Entertainment

The Crown: The Heartbreaking Moment The Final Series Should Never Have Left Out

Part I of the final season of The Crown ends with scenes featuring the show’s cast intercut with archival news footage. Imelda Staunton’s Queen Elizabeth II addresses the nation in the wake of the death of Diana, Princess of Wales, interspersed with real-life clips of Princes William and Harry marching down The Mall behind their mother’s casket.

If it’s an incredibly sombre moment, it’s also a familiar one. As an adult, the Duke of Sussex has spoken out about how traumatic he found this public display of grief. “My mother had just died, and I had to walk a long way behind her coffin, surrounded by thousands of people watching me while millions more did on television. I don’t think any child should be asked to do that, under any circumstances,” he told Newsweek in 2017. He reiterated these feelings in his memoir, Spare. “I remember feeling numb. I remember clenching my fists. I remember keeping a fraction of Willy always in the corner of my vision and drawing loads of strength from that.”

By closing Part I with this procession, The Crown also skips over the funeral itself, omitting the polarising eulogy given by Diana’s brother Charles, Earl of Spencer. Charles delivered the oration at Westminster Abbey on 6 September 1997. In the crowd that day? Both the royal family and every living prime minister of the United Kingdom, with 2.5 billion people watching at home. “Diana was the very essence of compassion, of duty, of style, of beauty,” he began. “All over the world, a standard-bearer for the rights of the truly downtrodden, a very British girl who transcended nationality. Someone with a natural nobility who was classless and who proved in the last year that she needed no royal title to continue to generate her particular brand of magic.”

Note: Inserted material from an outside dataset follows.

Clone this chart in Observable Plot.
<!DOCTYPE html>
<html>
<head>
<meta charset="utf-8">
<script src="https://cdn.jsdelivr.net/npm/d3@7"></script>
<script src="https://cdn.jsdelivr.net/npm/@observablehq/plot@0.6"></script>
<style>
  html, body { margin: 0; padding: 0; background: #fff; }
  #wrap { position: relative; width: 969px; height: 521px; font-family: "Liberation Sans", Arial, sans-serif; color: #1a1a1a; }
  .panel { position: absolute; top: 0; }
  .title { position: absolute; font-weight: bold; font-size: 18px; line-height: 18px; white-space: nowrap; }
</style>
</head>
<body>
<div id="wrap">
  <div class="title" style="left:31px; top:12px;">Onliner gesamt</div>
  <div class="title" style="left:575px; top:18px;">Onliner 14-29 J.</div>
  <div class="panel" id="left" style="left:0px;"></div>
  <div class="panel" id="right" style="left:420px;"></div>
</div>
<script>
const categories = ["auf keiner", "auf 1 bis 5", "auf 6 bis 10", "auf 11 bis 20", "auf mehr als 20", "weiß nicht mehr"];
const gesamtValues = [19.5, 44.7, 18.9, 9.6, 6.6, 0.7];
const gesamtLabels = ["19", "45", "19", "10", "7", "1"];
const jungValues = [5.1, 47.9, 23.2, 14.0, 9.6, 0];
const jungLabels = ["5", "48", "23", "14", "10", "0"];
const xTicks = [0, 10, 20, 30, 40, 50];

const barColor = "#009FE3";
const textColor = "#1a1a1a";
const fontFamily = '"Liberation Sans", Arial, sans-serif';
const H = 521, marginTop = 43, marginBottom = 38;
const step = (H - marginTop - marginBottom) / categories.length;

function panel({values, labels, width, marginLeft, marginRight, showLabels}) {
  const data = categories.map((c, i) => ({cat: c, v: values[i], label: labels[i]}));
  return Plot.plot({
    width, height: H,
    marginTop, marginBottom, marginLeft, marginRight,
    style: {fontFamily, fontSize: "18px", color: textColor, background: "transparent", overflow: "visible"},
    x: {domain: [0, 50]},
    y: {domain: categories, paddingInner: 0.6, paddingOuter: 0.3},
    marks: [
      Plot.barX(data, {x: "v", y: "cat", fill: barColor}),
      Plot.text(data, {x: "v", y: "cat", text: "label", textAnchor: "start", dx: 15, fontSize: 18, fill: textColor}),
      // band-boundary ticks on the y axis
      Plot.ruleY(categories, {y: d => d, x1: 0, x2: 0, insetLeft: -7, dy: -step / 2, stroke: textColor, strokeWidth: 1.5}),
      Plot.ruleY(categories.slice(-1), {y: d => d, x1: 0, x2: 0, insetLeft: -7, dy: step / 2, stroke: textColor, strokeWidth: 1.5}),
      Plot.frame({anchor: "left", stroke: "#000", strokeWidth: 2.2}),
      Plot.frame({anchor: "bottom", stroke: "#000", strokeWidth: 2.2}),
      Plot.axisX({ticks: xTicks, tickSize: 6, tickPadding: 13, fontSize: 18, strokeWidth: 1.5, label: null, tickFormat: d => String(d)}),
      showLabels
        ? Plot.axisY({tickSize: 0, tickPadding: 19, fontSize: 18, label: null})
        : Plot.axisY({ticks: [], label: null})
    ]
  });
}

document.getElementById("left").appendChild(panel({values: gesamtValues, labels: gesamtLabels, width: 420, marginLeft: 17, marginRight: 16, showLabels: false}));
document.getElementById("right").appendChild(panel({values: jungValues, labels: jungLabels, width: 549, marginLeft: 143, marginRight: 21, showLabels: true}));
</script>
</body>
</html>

Then, however, he moved into discussing the more tragic aspects of her life. Diana, he said, was under constant siege from the paparazzi. She felt trapped in England and dreamed of leaving it. She felt “sneered at by the media”. “It is a point to remember that of all the ironies about Diana, perhaps the greatest was this – a girl given the name of the ancient goddess of hunting was, in the end, the most hunted person of the modern age,” he said, the anger in his voice palpable. “She would want us today to pledge ourselves to protecting her beloved boys, William and Harry, from a similar fate, and I do this here, Diana, on your behalf. We will not allow them to suffer the anguish that used regularly to drive you to tearful despair.”

The Crown does its best to depict the relentlessness with which Diana was pursued by the media. It shows her hiding inside a jewellery store in Monte Carlo, panicked by the crowds swarming the windows. It shows her cowering in fear inside her car in Paris, as photographers shove their lenses into the window and block traffic to prevent her from getting through. And in the previous season, it portrayed the duplicitous, unethical way that Martin Bashir tricked her into an interview about the breakdown of her marriage with Prince Charles.

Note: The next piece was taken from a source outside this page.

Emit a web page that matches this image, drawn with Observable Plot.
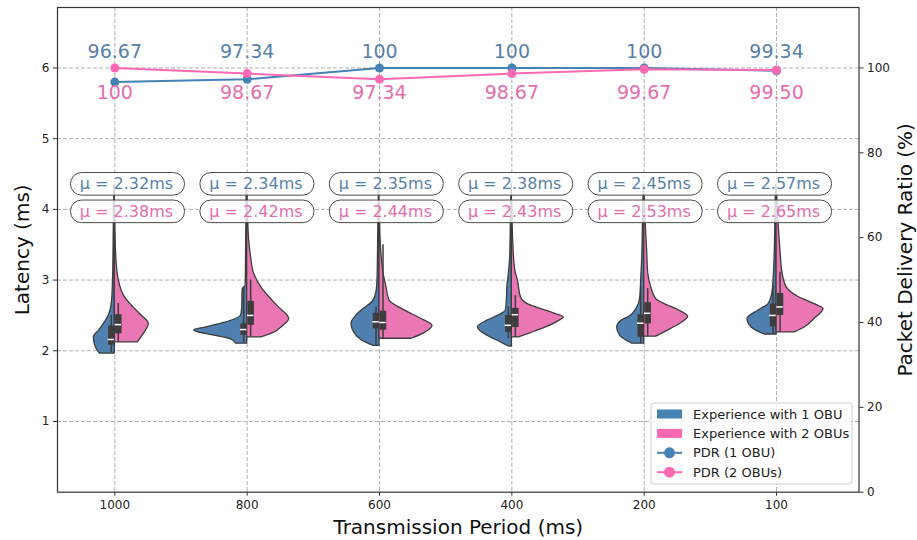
<!DOCTYPE html>
<html>
<head>
<meta charset="utf-8">
<script src="https://cdn.jsdelivr.net/npm/d3@7"></script>
<script src="https://cdn.jsdelivr.net/npm/@observablehq/plot@0.6"></script>
<style>
  html, body { margin: 0; padding: 0; background: #fff; overflow: hidden; }
  #chart { position: relative; width: 917px; height: 540px; }
</style>
</head>
<body>
<div id="chart"></div>
<script>
// ---------------- data ----------------
const periods = ["1000", "800", "600", "400", "200", "100"];
const pdr1 = [96.67, 97.34, 100, 100, 100, 99.34];
const pdr2 = [100, 98.67, 97.34, 98.67, 99.67, 99.50];
const mean1 = [2.32, 2.34, 2.35, 2.38, 2.45, 2.57];
const mean2 = [2.38, 2.42, 2.44, 2.43, 2.53, 2.65];
const latencyTicks = [1, 2, 3, 4, 5, 6];
const pdrTicks = [0, 20, 40, 60, 80, 100];
const legendLabels = ["Experience with 1 OBU", "Experience with 2 OBUs", "PDR (1 OBU)", "PDR (2 OBUs)"];

// box stats: [whisker low, q1, median, q3, whisker high] (ms)
const box1 = [
  [1.97, 2.08, 2.16, 2.35, 2.50],
  [2.12, 2.22, 2.30, 2.38, 2.90],
  [2.08, 2.31, 2.41, 2.53, 2.62],
  [2.17, 2.26, 2.36, 2.50, 2.62],
  [2.10, 2.19, 2.39, 2.51, 2.90],
  [2.23, 2.34, 2.50, 2.66, 2.92]
];
const box2 = [
  [2.12, 2.24, 2.37, 2.51, 2.67],
  [2.20, 2.36, 2.50, 2.70, 3.00],
  [2.17, 2.29, 2.40, 2.56, 3.50],
  [2.19, 2.33, 2.51, 2.60, 2.78],
  [2.20, 2.38, 2.53, 2.68, 2.88],
  [2.26, 2.50, 2.62, 2.81, 3.11]
];

// density profiles: [latency (ms), density]
const kde1 = [
  [[1.96,15],[2.05,19],[2.19,21],[2.29,15.5],[2.38,11],[2.5,6],[2.71,2.7],[3.0,1.8],[3.5,1.2],[4.0,0.8],[4.35,0.4]],
  [[2.10,11],[2.16,16],[2.21,31],[2.27,51],[2.29,53],[2.33,41],[2.39,24],[2.45,11],[2.5,6],[2.6,5],[2.87,4.5],[2.92,1.5],[3.5,1],[4.0,0.7],[4.35,0.4]],
  [[2.07,6],[2.15,18],[2.25,25],[2.38,28],[2.5,23],[2.6,15],[2.69,7],[2.83,3],[3.0,2],[3.4,1.5],[4.0,1],[4.35,0.4]],
  [[2.06,3],[2.12,11],[2.21,24],[2.33,34],[2.43,24],[2.5,13],[2.57,6],[2.71,5],[2.9,4.5],[3.09,3],[3.32,1.7],[3.8,1],[4.35,0.4]],
  [[2.10,12],[2.21,24],[2.33,27],[2.43,22],[2.48,15],[2.61,7],[2.75,4],[3.0,3],[3.3,2],[4.0,1],[4.35,0.4]],
  [[2.23,12],[2.33,25],[2.45,29],[2.57,18],[2.66,8],[2.83,4],[3.0,3],[3.3,2],[4.0,1],[4.35,0.4]]
];
const kde2 = [
  [[2.12,23],[2.24,29],[2.38,34],[2.51,26],[2.61,19],[2.76,10],[3.0,4],[3.32,1.5],[3.75,0.6],[4.0,0.3]],
  [[2.19,14],[2.25,26],[2.35,36],[2.45,42],[2.61,32],[2.76,22],[2.90,14],[3.09,7],[3.32,4],[3.56,2],[3.9,1],[4.2,0.4]],
  [[2.17,32],[2.25,45],[2.35,53],[2.45,42],[2.55,28],[2.61,20],[2.71,10],[2.9,7],[3.1,4],[3.28,2.5],[3.6,1],[4.0,0.5]],
  [[2.19,7],[2.25,19],[2.33,34],[2.42,47],[2.47,52],[2.53,42],[2.6,27],[2.66,16],[2.76,9],[3.0,6],[3.13,3.5],[3.5,1.5],[3.8,0.8],[4.1,0.4]],
  [[2.20,12],[2.31,27],[2.4,38],[2.48,44],[2.57,35],[2.65,22],[2.73,12],[2.9,7],[3.1,4],[3.4,3],[3.8,1.5],[4.2,0.5]],
  [[2.26,18],[2.33,28],[2.45,38],[2.59,47],[2.66,38],[2.76,22],[2.9,10],[3.1,6],[3.4,4],[3.7,2.5],[4.2,0.6]]
];

// ---------------- layout / style ----------------
const W = 917, H = 540;
const mL = 57, mR = 58.5, mT = 7, mB = 48.3;
const xDomain = [-0.433, 5.623];
const yDomain = [0, 6.855];
const ppu = (W - mL - mR) / (xDomain[1] - xDomain[0]); // px per category unit
const K = 6 / 100; // PDR -> latency axis mapping (right axis)

const blueFill = "#4f80b0", pinkFill = "#ea76b4";
const blueLine = "#4682b4", pinkLine = "#ff69b4";
const blueText = "#5a7fa9", pinkText = "#e46dad";
const edge = "#3d3d3d";
const gridStyle = {stroke: "#b0b0b0", strokeOpacity: 1, strokeWidth: 1, strokeDasharray: "4,2"};

const rows = periods.map((p, i) => ({i, p, pdr1: pdr1[i], pdr2: pdr2[i], mean1: mean1[i], mean2: mean2[i]}));
const v1 = kde1.flatMap((prof, i) => prof.map(([v, w]) => ({i, v, w})));
const v2 = kde2.flatMap((prof, i) => prof.map(([v, w]) => ({i, v, w})));
const b1 = box1.map(([lo, q1, med, q3, hi], i) => ({i, lo, q1, med, q3, hi, off: -3.5 / ppu}));
const b2 = box2.map(([lo, q1, med, q3, hi], i) => ({i, lo, q1, med, q3, hi, off: 3.5 / ppu}));
const boxes = b1.concat(b2);

const fmt = v => v === 100 ? "100" : v.toFixed(2);
const labOff = i => (13.2 - 2.94 * i) / ppu;
const row1 = 4.354, row2 = 3.965, halfH = 11.3 / 70.67, halfW = 57 / ppu;

const chart = Plot.plot({
  width: W, height: H,
  marginLeft: mL, marginRight: mR, marginTop: mT, marginBottom: mB,
  x: {type: "linear", domain: xDomain, axis: null},
  y: {type: "linear", domain: yDomain, axis: null},
  style: {fontFamily: "'DejaVu Sans', sans-serif", background: "white", color: "#222"},
  marks: [
    Plot.gridY(latencyTicks, gridStyle),
    Plot.gridX(d3.range(periods.length), gridStyle),
    // violins
    Plot.areaX(v1, {y: "v", x1: d => d.i, x2: d => d.i - d.w / ppu, z: "i", fill: blueFill, stroke: edge, strokeWidth: 1.3, curve: "monotone-y"}),
    Plot.areaX(v2, {y: "v", x1: d => d.i, x2: d => d.i + d.w / ppu, z: "i", fill: pinkFill, stroke: edge, strokeWidth: 1.3, curve: "monotone-y"}),
    // inner boxes
    Plot.ruleX(boxes, {x: d => d.i + d.off, y1: "lo", y2: "hi", stroke: edge, strokeWidth: 1.5}),
    Plot.ruleX(boxes, {x: d => d.i + d.off, y1: "q1", y2: "q3", stroke: edge, strokeWidth: 6.5}),
    Plot.ruleY(boxes, {y: "med", x1: d => d.i + d.off - 3.2 / ppu, x2: d => d.i + d.off + 3.2 / ppu, stroke: "white", strokeWidth: 1.5}),
    // mean label pills
    Plot.rect(rows, {x1: d => d.i + labOff(d.i) - halfW, x2: d => d.i + labOff(d.i) + halfW, y1: () => row1 - halfH, y2: () => row1 + halfH, fill: "white", fillOpacity: 0.8, stroke: "#4a4a4a", strokeWidth: 1}),
    Plot.rect(rows, {x1: d => d.i + labOff(d.i) - halfW, x2: d => d.i + labOff(d.i) + halfW, y1: () => row2 - halfH, y2: () => row2 + halfH, fill: "white", fillOpacity: 0.8, stroke: "#4a4a4a", strokeWidth: 1}),
    Plot.text(rows, {x: d => d.i + labOff(d.i) - 1.5 / ppu, y: () => row1, text: d => `μ = ${d.mean1.toFixed(2)}ms`, fill: blueText, fontSize: 16}),
    Plot.text(rows, {x: d => d.i + labOff(d.i) - 1.5 / ppu, y: () => row2, text: d => `μ = ${d.mean2.toFixed(2)}ms`, fill: pinkText, fontSize: 16}),
    // PDR lines (right axis)
    Plot.line(rows, {x: "i", y: d => d.pdr1 * K, stroke: blueLine, strokeWidth: 2}),
    Plot.dot(rows, {x: "i", y: d => d.pdr1 * K, r: 4.5, fill: blueLine}),
    Plot.line(rows, {x: "i", y: d => d.pdr2 * K, stroke: pinkLine, strokeWidth: 2}),
    Plot.dot(rows, {x: "i", y: d => d.pdr2 * K, r: 4.5, fill: pinkLine}),
    Plot.text(rows, {x: "i", y: () => 103.7 * K, text: d => fmt(d.pdr1), fill: blueText, fontSize: 19}),
    Plot.text(rows, {x: "i", y: () => 94.2 * K, text: d => fmt(d.pdr2), fill: pinkText, fontSize: 19}),
    // axes
    Plot.axisY(latencyTicks, {anchor: "left", tickSize: 4, tickPadding: 4, fontSize: 12, label: null, stroke: "#333", tickFormat: d => String(d)}),
    Plot.axisY(pdrTicks.map(v => v * K), {anchor: "right", tickSize: 4, tickPadding: 4, fontSize: 12, label: null, stroke: "#333", tickFormat: d => String(Math.round(d / K))}),
    Plot.axisX(d3.range(periods.length), {anchor: "bottom", tickSize: 4, tickPadding: 4, fontSize: 12, label: null, stroke: "#333", tickFormat: i => periods[i]}),
    Plot.text(["Transmission Period (ms)"], {frameAnchor: "bottom", dy: 35, text: d => d, fontSize: 20, lineAnchor: "middle", textAnchor: "middle", fill: "#111"}),
    Plot.text(["Latency (ms)"], {frameAnchor: "left", dx: -35, rotate: -90, text: d => d, fontSize: 20, lineAnchor: "middle", textAnchor: "middle", fill: "#111"}),
    Plot.text(["Packet Delivery Ratio (%)"], {frameAnchor: "right", dx: 47, rotate: -90, text: d => d, fontSize: 20, lineAnchor: "middle", textAnchor: "middle", fill: "#111"}),
    Plot.frame({stroke: "#333", strokeWidth: 1.2})
  ]
});

const svg = d3.select(chart);
svg.selectAll('g[aria-label="rect"] rect').attr("rx", 11).attr("ry", 11);

// legend
const lg = svg.append("g").attr("font-family", "'DejaVu Sans', sans-serif").attr("font-size", 13).attr("text-anchor", "start");
lg.append("rect").attr("x", 651).attr("y", 403).attr("width", 201).attr("height", 81)
  .attr("rx", 3).attr("fill", "white").attr("fill-opacity", 0.85).attr("stroke", "#d0d0d0");
const legendColors = [blueLine, pinkLine, blueLine, pinkLine];
legendLabels.forEach((lab, k) => {
  const cy = 414 + k * 19.4;
  if (k < 2) {
    lg.append("rect").attr("x", 657).attr("y", cy - 4.5).attr("width", 25).attr("height", 9).attr("fill", legendColors[k]);
  } else {
    lg.append("line").attr("x1", 657).attr("x2", 682).attr("y1", cy).attr("y2", cy).attr("stroke", legendColors[k]).attr("stroke-width", 2);
    lg.append("circle").attr("cx", 669.5).attr("cy", cy).attr("r", 5.5).attr("fill", legendColors[k]);
  }
  lg.append("text").attr("x", 693).attr("y", cy).attr("dy", "0.35em").attr("text-anchor", "start").attr("fill", "#222").text(lab);
});

document.getElementById("chart").appendChild(chart);
</script>
</body>
</html>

Which is why the omission of the Earl of Spencer’s speech feels like such a missed opportunity. The media frenzy around Diana was, after all, indirectly responsible for her death. In 2008, a jury ruled that the People’s Princess and Dodi Fayed were unlawfully killed by the reckless actions of their driver and the paparazzi tailing them in 1997.

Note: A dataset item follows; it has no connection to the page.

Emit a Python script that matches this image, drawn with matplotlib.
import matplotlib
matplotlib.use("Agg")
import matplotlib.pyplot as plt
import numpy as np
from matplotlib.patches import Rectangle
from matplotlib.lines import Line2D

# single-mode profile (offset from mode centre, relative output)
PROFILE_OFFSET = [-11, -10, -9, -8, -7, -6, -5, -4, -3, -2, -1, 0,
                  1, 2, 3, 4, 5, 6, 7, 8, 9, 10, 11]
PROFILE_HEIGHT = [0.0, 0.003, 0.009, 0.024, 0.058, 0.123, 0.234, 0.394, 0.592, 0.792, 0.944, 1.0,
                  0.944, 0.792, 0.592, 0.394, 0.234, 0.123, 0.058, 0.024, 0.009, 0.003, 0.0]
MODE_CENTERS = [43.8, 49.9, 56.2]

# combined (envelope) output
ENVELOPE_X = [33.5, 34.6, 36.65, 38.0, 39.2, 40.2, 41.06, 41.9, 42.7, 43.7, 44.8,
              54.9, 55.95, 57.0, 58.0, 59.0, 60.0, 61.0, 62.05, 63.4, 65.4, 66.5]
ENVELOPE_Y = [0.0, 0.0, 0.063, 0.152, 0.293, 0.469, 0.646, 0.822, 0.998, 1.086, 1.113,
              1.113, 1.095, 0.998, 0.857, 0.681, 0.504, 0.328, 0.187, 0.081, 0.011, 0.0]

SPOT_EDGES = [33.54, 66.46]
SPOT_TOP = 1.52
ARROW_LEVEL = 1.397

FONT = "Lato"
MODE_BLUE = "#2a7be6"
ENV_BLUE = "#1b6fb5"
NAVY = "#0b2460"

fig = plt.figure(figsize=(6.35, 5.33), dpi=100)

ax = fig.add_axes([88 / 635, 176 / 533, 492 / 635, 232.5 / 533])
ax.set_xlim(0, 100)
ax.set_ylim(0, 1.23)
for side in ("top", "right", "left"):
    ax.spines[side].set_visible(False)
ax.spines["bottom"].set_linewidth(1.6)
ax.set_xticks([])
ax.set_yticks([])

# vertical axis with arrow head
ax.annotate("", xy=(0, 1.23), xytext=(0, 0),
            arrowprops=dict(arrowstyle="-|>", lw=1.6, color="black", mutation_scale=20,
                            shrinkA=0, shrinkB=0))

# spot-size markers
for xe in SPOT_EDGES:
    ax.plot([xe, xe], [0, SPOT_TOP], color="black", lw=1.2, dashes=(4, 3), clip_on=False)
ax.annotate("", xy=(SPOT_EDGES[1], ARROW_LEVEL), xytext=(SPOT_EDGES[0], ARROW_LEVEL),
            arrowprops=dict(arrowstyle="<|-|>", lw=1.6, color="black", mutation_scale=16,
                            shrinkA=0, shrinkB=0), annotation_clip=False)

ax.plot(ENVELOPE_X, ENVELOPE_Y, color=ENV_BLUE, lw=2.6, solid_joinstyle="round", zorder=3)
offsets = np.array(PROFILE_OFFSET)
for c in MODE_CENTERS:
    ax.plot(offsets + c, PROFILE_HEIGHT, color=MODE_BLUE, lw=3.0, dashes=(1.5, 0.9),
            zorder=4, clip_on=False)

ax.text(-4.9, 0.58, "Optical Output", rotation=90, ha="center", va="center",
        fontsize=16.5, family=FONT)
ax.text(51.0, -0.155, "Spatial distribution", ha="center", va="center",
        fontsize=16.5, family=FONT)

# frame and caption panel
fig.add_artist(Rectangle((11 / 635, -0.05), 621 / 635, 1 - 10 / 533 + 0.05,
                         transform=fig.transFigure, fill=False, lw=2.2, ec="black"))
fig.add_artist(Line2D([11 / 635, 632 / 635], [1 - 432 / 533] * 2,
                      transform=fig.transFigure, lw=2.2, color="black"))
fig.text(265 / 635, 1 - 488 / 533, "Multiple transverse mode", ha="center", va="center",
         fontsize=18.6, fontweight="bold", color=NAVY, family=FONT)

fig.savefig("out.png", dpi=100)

More importantly, Charles’s words still ring in the ears of the royal family – and the British public – today. Prince Harry recalled the profound effect his uncle’s speech had on him as a child sitting in Westminster Abbey: “Towards the end of the service came Uncle Charles, who used his allotted time to blast everyone – family, nation, press – for stalking Mummy to her death. You could feel the abbey, the nation outside, recoil from the blow. Truth hurts,” he wrote in Spare.

To be fair, The Crown is more often criticised for what it does include rather than what it leaves out. This season it faced scrutiny for depicting Diana and Dodi’s ghosts, as well as for showing the couple’s car driving into the tunnel in the moments leading up to their crash. There’s a fine line between dramatising Diana’s death and sensationalising it – her sons, after all, are still very much alive, and the public’s memory of her is still fresh. A critically acclaimed show doesn’t need to be cruel. Yet if The Crown’s aim was to tell the definitive story of the late Queen’s reign, the Earl of Spencer’s eulogy would have provided valuable context for the behaviour of the next general of royals – not least Diana’s youngest son.